1) Zusammensetzungen aus zwei Wörtern (Zeitwort und Eigenschaftswort oder auch Umstandswort): Bleibtreu, Trinkaus — viel häufiger aber
2) Zusammensetzungen aus drei Wörtern (Zeitwort mit Objekt und davorstehendem Artikel): Haßdenpflug (ein Bauer, der des Pfluges überdrüssig geworden), gewöhnlich abgeschliffen Hassenpflug, Jagenteufel, später verkürzt in Jageteufel, so daß nun der Artikel ganz ausgefallen ist, auch Wieswell (= wie es wolle, geh es wie es wolle, Bezeichnung eines gelassenen Gemütes).
3) Sogar Zusammenschiebungen aus vier Wörtern finden sich, am deutlichsten in Haltanderheide (ein Ritter oder Reisiger, der an der Heide hält, um Vorüberziehende anzugreifen); aber auch Namen wie Fleugimtanz (flotter Tänzer), Griepentrog (niederd. = greif in den Trog, von einem, der unbescheiden zulangt), Springsfeld (spring in das Feld) und der Gegensatz Bleibimhaus gehören hierher; ferner Feuerimdach (ein Jähzorniger).

      Dem innern Gehalte nach bezeichnen diese Namen zum Teil gute, rühmliche Eigenschaften, überwiegend aber, wie nicht anders zu erwarten, Schwächen und Untugenden. Unter den ersteren steht auch hier wie bei den altdeutschen Namen obenan die Tapferkeit in Namen wie Hauenschild (Hauschild), Klubeschedel (klöbe d. i. spalte den Schädel), Schüttesper (schüttle den Speer, englisch Shakespeare), Zuckseisen (zücke das Eisen), wohin auch die Zusammensetzungen mit Teufel gehören: Fressenteufel, Jageteuffel, Schlagenteufel, Bitdendüwel (niederd. = beiße den Teufel) — Leute, die sich selbst vor dem Gottseibeiuns nicht fürchten.[60]
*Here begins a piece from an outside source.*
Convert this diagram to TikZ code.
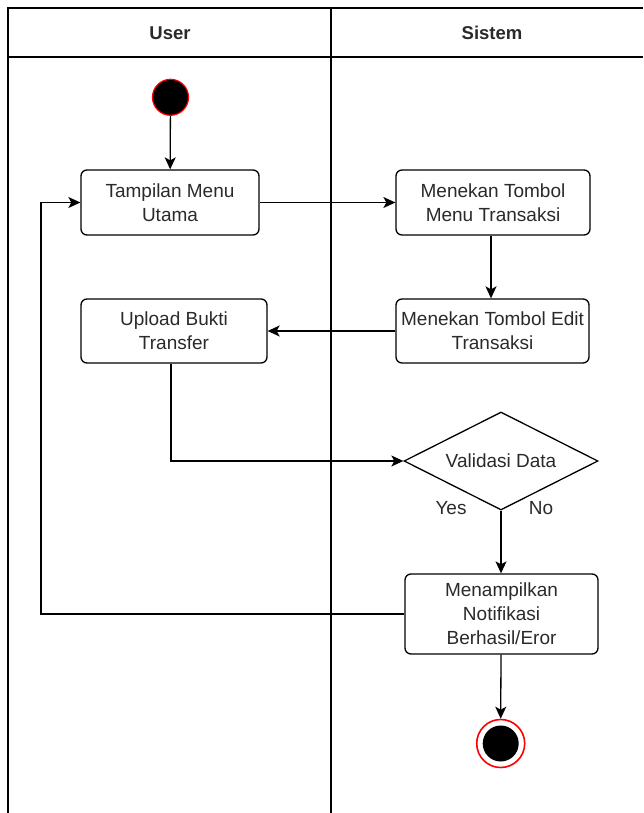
\documentclass[tikz,border=0pt]{standalone}
\usepackage{fontspec}
\setmainfont{Liberation Sans}
\usetikzlibrary{arrows.meta,shapes.geometric,positioning}

\definecolor{txt}{HTML}{2A2A2A}
\definecolor{ured}{HTML}{FF0000}

\tikzset{
  lane/.style={line width=1.6pt, draw=black},
  actbox/.style={draw=black, line width=1.3pt, rounded corners=6pt, fill=white,
    align=center, text=txt, inner sep=0pt, font=\fontsize{19}{24}\selectfont},
  decbox/.style={draw=black, line width=1.3pt, diamond, aspect=1.98, inner sep=0pt,
    text=txt, font=\fontsize{19}{24}\selectfont},
  lbl/.style={text=txt, inner sep=0pt, font=\fontsize{19}{24}\selectfont},
  hdr/.style={text=txt, inner sep=0pt, font=\bfseries\fontsize{18.5}{24}\selectfont},
  flow/.style={line width=1.3pt, draw=black, -{Stealth[length=12pt,width=11pt,inset=3pt]}},
}

\begin{document}
\begin{tikzpicture}[x=1pt,y=-1pt]
\useasboundingbox (0,0) rectangle (643,813);
\fill[white] (0,0) rectangle (643,813);

% swimlane frame
\draw[lane] (8,813) -- (8,8) -- (643,8);
\draw[lane] (8,57) -- (643,57);
\draw[lane] (331,8) -- (331,813);
\node[hdr] (hUser) at (170,33) {User};
\node[hdr] (hSis) at (492,33) {Sistem};

% initial and final states
\node[circle, fill=black, draw=ured, line width=1.2pt, minimum size=36pt, inner sep=0pt] (start) at (170.5,97.3) {};
\node[circle, draw=ured, line width=1.6pt, minimum size=48pt, inner sep=0pt] (endring) at (500.7,743.5) {};
\node[circle, fill=black, minimum size=36pt, inner sep=0pt] (end) at (500.7,743.5) {};

% activities
\node[actbox, minimum width=178pt, minimum height=65pt] (tamp) at (170,202.5) {Tampilan Menu\\Utama};
\node[actbox, minimum width=194pt, minimum height=65pt] (menu) at (493,202.5) {Menekan Tombol\\Menu Transaksi};
\node[actbox, minimum width=193pt, minimum height=64pt] (edit) at (492.5,331) {Menekan Tombol Edit\\Transaksi};
\node[actbox, minimum width=186pt, minimum height=64pt] (upl) at (174,331) {Upload Bukti\\Transfer};
\node[decbox, minimum width=194pt, minimum height=98pt] (valid) at (501,461) {Validasi Data};
\node[actbox, minimum width=193pt, minimum height=80pt] (notif) at (501.5,614) {Menampilkan\\Notifikasi\\Berhasil/Eror};

\node[lbl] (yes) at (451,508) {Yes};
\node[lbl] (no) at (541,508) {No};

\coordinate (loop) at (41,614);

% control flow
\draw[flow] (start) -- (tamp);
\draw[flow] (tamp.east) -- (menu.west);
\draw[flow] (menu.south -| 491,0) -- (edit.north -| 491,0);
\draw[flow] (edit.west) -- (upl.east);
\draw[flow] (upl.south -| 171,0) |- (valid.west);
\draw[flow] (valid.south) -- (notif.north -| valid.south);
\draw[flow] (notif.west) -- (loop) |- (tamp.west);
\draw[flow] (notif.south -| valid.south) -- (endring.north);
\end{tikzpicture}
\end{document}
      Einzelne dieser Namen mögen auch schon ein gewisses Übermaß von Tapferkeit, eine übermäßige Kampfbegier, Streitsucht und Raufsucht bezeichnen. Deutlich tritt letzteres hervor in Namen wie Raufseisen, Haberecht, Hebenstreit (der den Streit anhebt). Unter solchen Spottnamen ragen vor allen diejenigen hervor, welche den übermäßigen Durst, die leidige Trunksucht der Deutschen geißeln: Kehrein, Suchenwirth, Findekeller, (der den Keller zu finden weiß), Schmeckebier und Schluckebier und manche andere, denen nur vereinzelt ein Haßenkrug gegenübersteht.